PROVIDED DATA:

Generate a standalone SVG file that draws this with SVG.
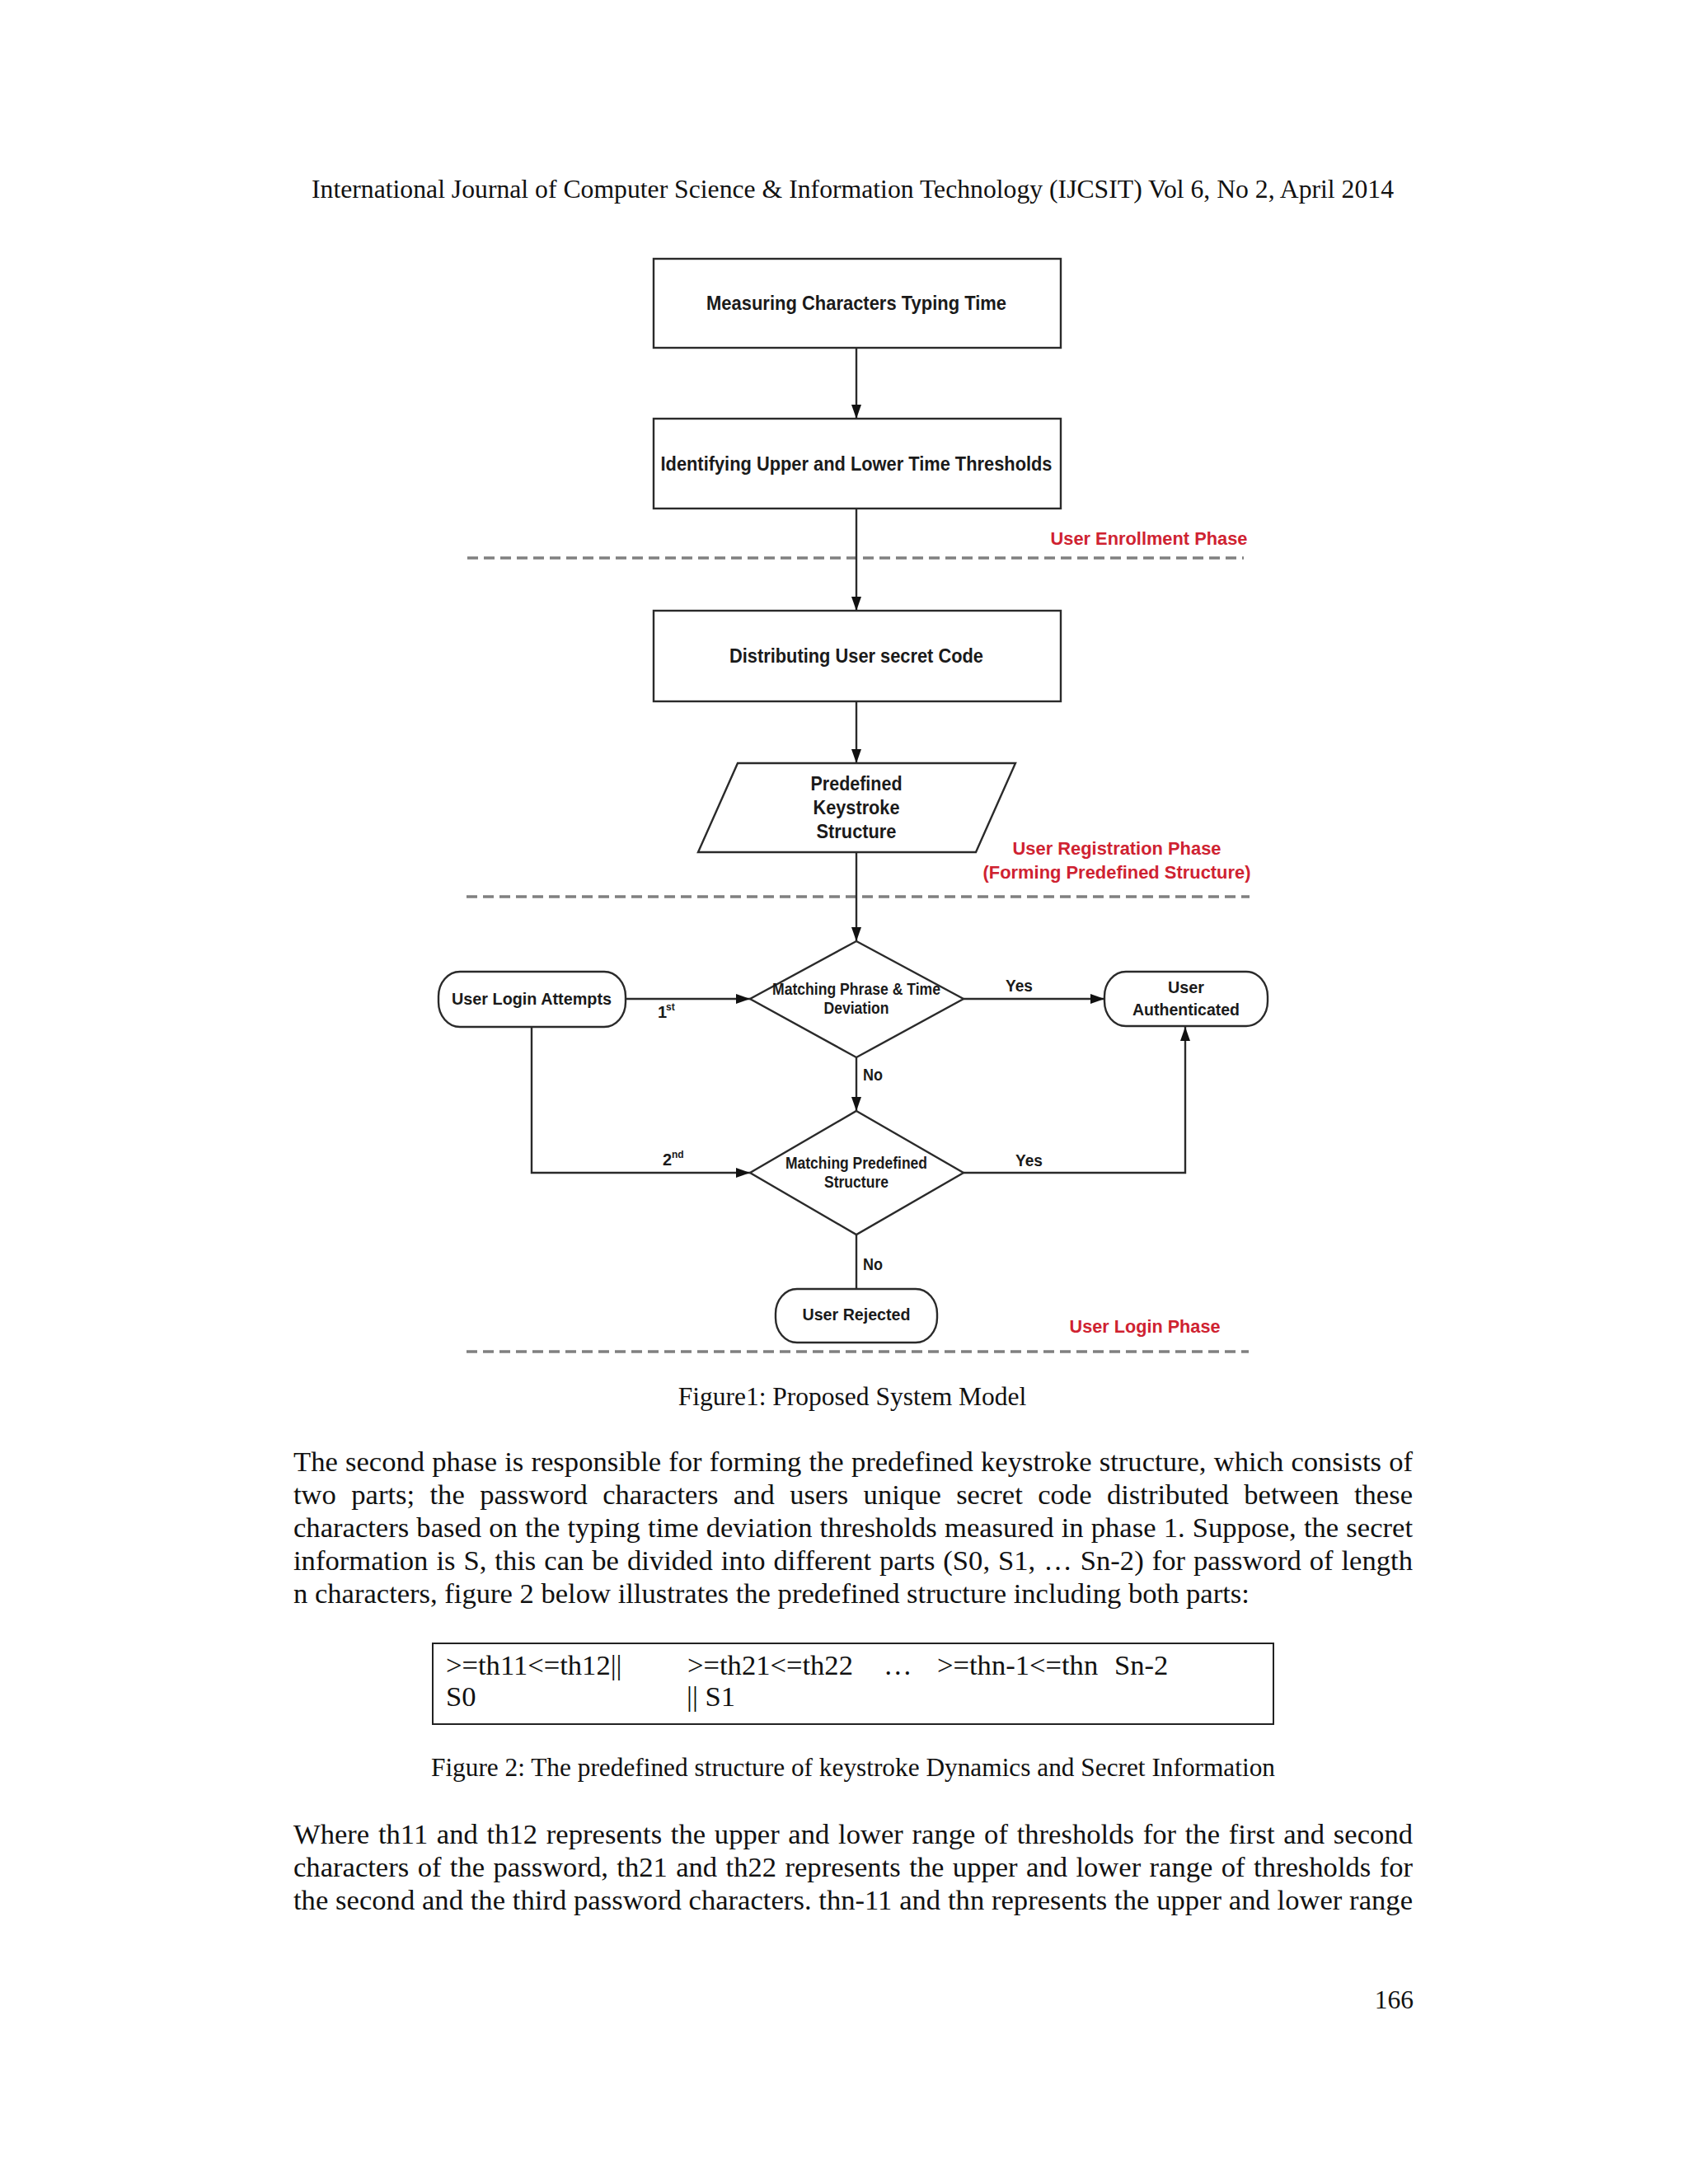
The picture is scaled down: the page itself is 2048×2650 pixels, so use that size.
<svg xmlns="http://www.w3.org/2000/svg" width="2048" height="2650" viewBox="0 0 2048 2650">
<style>
.node{fill:#fff;stroke:#2a2a2a;stroke-width:2.4}
.lbl{font-family:"Liberation Sans",Arial,sans-serif;font-weight:bold;fill:#1a1a1a;text-anchor:middle}
.box{font-size:24px}
.dia{font-size:19.5px}
.term{font-size:21px}
.yn{font-size:19.5px;text-anchor:start}
.phase{font-family:"Liberation Sans",Arial,sans-serif;font-weight:bold;font-size:22.5px;fill:#cf2231;text-anchor:middle}
.dash{stroke:#808080;stroke-width:3.3;stroke-dasharray:13 7;fill:none}
.conn{stroke:#2a2a2a;stroke-width:2.4;fill:none}
.serif{font-family:"Liberation Serif","Times New Roman",serif;fill:#111}
.body{font-size:34.6px}
.small{font-size:31.5px}
</style>
<defs>
<marker id="arr" markerUnits="userSpaceOnUse" markerWidth="17" markerHeight="12" refX="17" refY="6" orient="auto">
<path d="M0,0 L17,6 L0,12 z" fill="#111"/>
</marker>
</defs>
<rect x="0" y="0" width="2048" height="2650" fill="#fff"/>

<text class="serif small" x="378" y="240" textLength="1313" lengthAdjust="spacingAndGlyphs">International Journal of Computer Science &amp; Information Technology (IJCSIT) Vol 6, No 2, April 2014</text>

<g id="phase-lines">
<line class="dash" x1="567" y1="677" x2="1509" y2="677"/>
<line class="dash" x1="566" y1="1088" x2="1516" y2="1088"/>
<line class="dash" x1="566" y1="1640" x2="1515" y2="1640"/>
</g>

<g id="connectors">
<line class="conn" x1="1039" y1="422" x2="1039" y2="508" marker-end="url(#arr)"/>
<line class="conn" x1="1039" y1="617" x2="1039" y2="741" marker-end="url(#arr)"/>
<line class="conn" x1="1039" y1="851" x2="1039" y2="926" marker-end="url(#arr)"/>
<line class="conn" x1="1039" y1="1034" x2="1039" y2="1142" marker-end="url(#arr)"/>
<line class="conn" x1="759" y1="1212" x2="910" y2="1212" marker-end="url(#arr)"/>
<line class="conn" x1="1169" y1="1212" x2="1340" y2="1212" marker-end="url(#arr)"/>
<line class="conn" x1="1039" y1="1283" x2="1039" y2="1348" marker-end="url(#arr)"/>
<polyline class="conn" points="645,1246 645,1423 910,1423" marker-end="url(#arr)"/>
<polyline class="conn" points="1169,1423 1438,1423 1438,1246" marker-end="url(#arr)"/>
<line class="conn" x1="1039" y1="1498" x2="1039" y2="1564"/>
<text class="lbl" x="798" y="1235" style="font-size:20px;text-anchor:start">1</text>
<text class="lbl" x="808" y="1226" style="font-size:12px;text-anchor:start">st</text>
<text class="lbl" x="804" y="1414" style="font-size:20px;text-anchor:start">2</text>
<text class="lbl" x="815" y="1405" style="font-size:12px;text-anchor:start">nd</text>
<text class="lbl yn" x="1220" y="1203" textLength="33" lengthAdjust="spacingAndGlyphs">Yes</text>
<text class="lbl yn" x="1232" y="1415" textLength="33" lengthAdjust="spacingAndGlyphs">Yes</text>
<text class="lbl yn" x="1047" y="1311" textLength="24" lengthAdjust="spacingAndGlyphs">No</text>
<text class="lbl yn" x="1047" y="1541" textLength="24" lengthAdjust="spacingAndGlyphs">No</text>
</g>

<g id="measuring">
<rect class="node" x="793" y="314" width="494" height="108"/>
<text class="lbl box" x="1039" y="376" textLength="364" lengthAdjust="spacingAndGlyphs">Measuring Characters Typing Time</text>
</g>

<g id="identifying">
<rect class="node" x="793" y="508" width="494" height="109"/>
<text class="lbl box" x="1039" y="571" textLength="475" lengthAdjust="spacingAndGlyphs">Identifying Upper and Lower Time Thresholds</text>
</g>

<g id="enrollment-label">
<text class="phase" x="1394" y="661" textLength="239" lengthAdjust="spacingAndGlyphs">User Enrollment Phase</text>
</g>

<g id="distributing">
<rect class="node" x="793" y="741" width="494" height="110"/>
<text class="lbl box" x="1039" y="804" textLength="308" lengthAdjust="spacingAndGlyphs">Distributing User secret Code</text>
</g>

<g id="predefined">
<polygon class="node" points="895,926 1232,926 1184,1034 847,1034"/>
<text class="lbl box" x="1039" y="959" textLength="111" lengthAdjust="spacingAndGlyphs">Predefined</text>
<text class="lbl box" x="1039" y="988" textLength="105" lengthAdjust="spacingAndGlyphs">Keystroke</text>
<text class="lbl box" x="1039" y="1017" textLength="97" lengthAdjust="spacingAndGlyphs">Structure</text>
</g>

<g id="registration-label">
<text class="phase" x="1355" y="1037" textLength="253" lengthAdjust="spacingAndGlyphs">User Registration Phase</text>
<text class="phase" x="1355" y="1066" textLength="325" lengthAdjust="spacingAndGlyphs">(Forming Predefined Structure)</text>
</g>

<g id="login-attempts">
<rect class="node" x="532" y="1179" width="227" height="67" rx="26" ry="30"/>
<text class="lbl term" x="645" y="1219" textLength="194" lengthAdjust="spacingAndGlyphs">User Login Attempts</text>
</g>

<g id="matching-phrase">
<polygon class="node" points="1039,1142 1169,1212 1039,1283 910,1212"/>
<text class="lbl dia" x="1039" y="1207" textLength="204" lengthAdjust="spacingAndGlyphs">Matching Phrase &amp; Time</text>
<text class="lbl dia" x="1039" y="1230" textLength="79" lengthAdjust="spacingAndGlyphs">Deviation</text>
</g>

<g id="authenticated">
<rect class="node" x="1340" y="1179" width="198" height="66" rx="26" ry="30"/>
<text class="lbl term" x="1439" y="1205" textLength="44" lengthAdjust="spacingAndGlyphs">User</text>
<text class="lbl term" x="1439" y="1232" textLength="130" lengthAdjust="spacingAndGlyphs">Authenticated</text>
</g>

<g id="matching-structure">
<polygon class="node" points="1039,1348 1169,1423 1039,1498 910,1423"/>
<text class="lbl dia" x="1039" y="1418" textLength="172" lengthAdjust="spacingAndGlyphs">Matching Predefined</text>
<text class="lbl dia" x="1039" y="1441" textLength="78" lengthAdjust="spacingAndGlyphs">Structure</text>
</g>

<g id="rejected">
<rect class="node" x="941" y="1564" width="196" height="65" rx="26" ry="30"/>
<text class="lbl term" x="1039" y="1602" textLength="131" lengthAdjust="spacingAndGlyphs">User Rejected</text>
</g>

<g id="login-label">
<text class="phase" x="1389" y="1617" textLength="183" lengthAdjust="spacingAndGlyphs">User Login Phase</text>
</g>

<text class="serif small" x="1034" y="1705" text-anchor="middle">Figure1: Proposed System Model</text>

<g id="paragraph1" class="serif body">
<text x="356" y="1785" word-spacing="0.5" textLength="1358" lengthAdjust="spacing">The second phase is responsible for forming the predefined keystroke structure, which consists of</text>
<text x="356" y="1825" word-spacing="9.7" textLength="1358" lengthAdjust="spacing">two parts; the password characters and users unique secret code distributed between these</text>
<text x="356" y="1865" word-spacing="0.5" textLength="1358" lengthAdjust="spacing">characters based on the typing time deviation thresholds measured in phase 1. Suppose, the secret</text>
<text x="356" y="1905" word-spacing="1.3" textLength="1358" lengthAdjust="spacing">information is S, this can be divided into different parts (S0, S1, … Sn-2) for password of length</text>
<text x="356" y="1945">n characters, figure 2 below illustrates the predefined structure including both parts:</text>
</g>

<g id="figure2">
<rect x="525" y="1994" width="1020" height="98" fill="#fff" stroke="#222" stroke-width="2"/>
<g class="serif body">
<text x="541" y="2032">&gt;=th11&lt;=th12||</text>
<text x="834" y="2032">&gt;=th21&lt;=th22</text>
<text x="1072" y="2032">…</text>
<text x="1137" y="2032">&gt;=thn-1&lt;=thn</text>
<text x="1352" y="2032">Sn-2</text>
<text x="541" y="2070">S0</text>
<text x="833" y="2070">|| S1</text>
</g>
</g>

<text class="serif small" x="523" y="2155" textLength="1024" lengthAdjust="spacingAndGlyphs">Figure 2: The predefined structure of keystroke Dynamics and Secret Information</text>

<g id="paragraph2" class="serif body">
<text x="356" y="2237" word-spacing="2" textLength="1358" lengthAdjust="spacing">Where th11 and th12 represents the upper and lower range of thresholds for the first and second</text>
<text x="356" y="2277" word-spacing="1.75" textLength="1358" lengthAdjust="spacing">characters of the password, th21 and th22 represents the upper and lower range of thresholds for</text>
<text x="356" y="2317" word-spacing="0.1" textLength="1358" lengthAdjust="spacing">the second and the third password characters. thn-11 and thn represents the upper and lower range</text>
</g>

<text class="serif small" x="1715" y="2437" text-anchor="end">166</text>
</svg>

PROBLEM:
Write out again only the lines from the line containing "The picture is" through the line containing "2, April 2014</text>", both included, exactly as they are.

ANSWER:
The picture is scaled down: the page itself is 2048×2650 pixels, so use that size.
<svg xmlns="http://www.w3.org/2000/svg" width="2048" height="2650" viewBox="0 0 2048 2650">
<style>
.node{fill:#fff;stroke:#2a2a2a;stroke-width:2.4}
.lbl{font-family:"Liberation Sans",Arial,sans-serif;font-weight:bold;fill:#1a1a1a;text-anchor:middle}
.box{font-size:24px}
.dia{font-size:19.5px}
.term{font-size:21px}
.yn{font-size:19.5px;text-anchor:start}
.phase{font-family:"Liberation Sans",Arial,sans-serif;font-weight:bold;font-size:22.5px;fill:#cf2231;text-anchor:middle}
.dash{stroke:#808080;stroke-width:3.3;stroke-dasharray:13 7;fill:none}
.conn{stroke:#2a2a2a;stroke-width:2.4;fill:none}
.serif{font-family:"Liberation Serif","Times New Roman",serif;fill:#111}
.body{font-size:34.6px}
.small{font-size:31.5px}
</style>
<defs>
<marker id="arr" markerUnits="userSpaceOnUse" markerWidth="17" markerHeight="12" refX="17" refY="6" orient="auto">
<path d="M0,0 L17,6 L0,12 z" fill="#111"/>
</marker>
</defs>
<rect x="0" y="0" width="2048" height="2650" fill="#fff"/>

<text class="serif small" x="378" y="240" textLength="1313" lengthAdjust="spacingAndGlyphs">International Journal of Computer Science &amp; Information Technology (IJCSIT) Vol 6, No 2, April 2014</text>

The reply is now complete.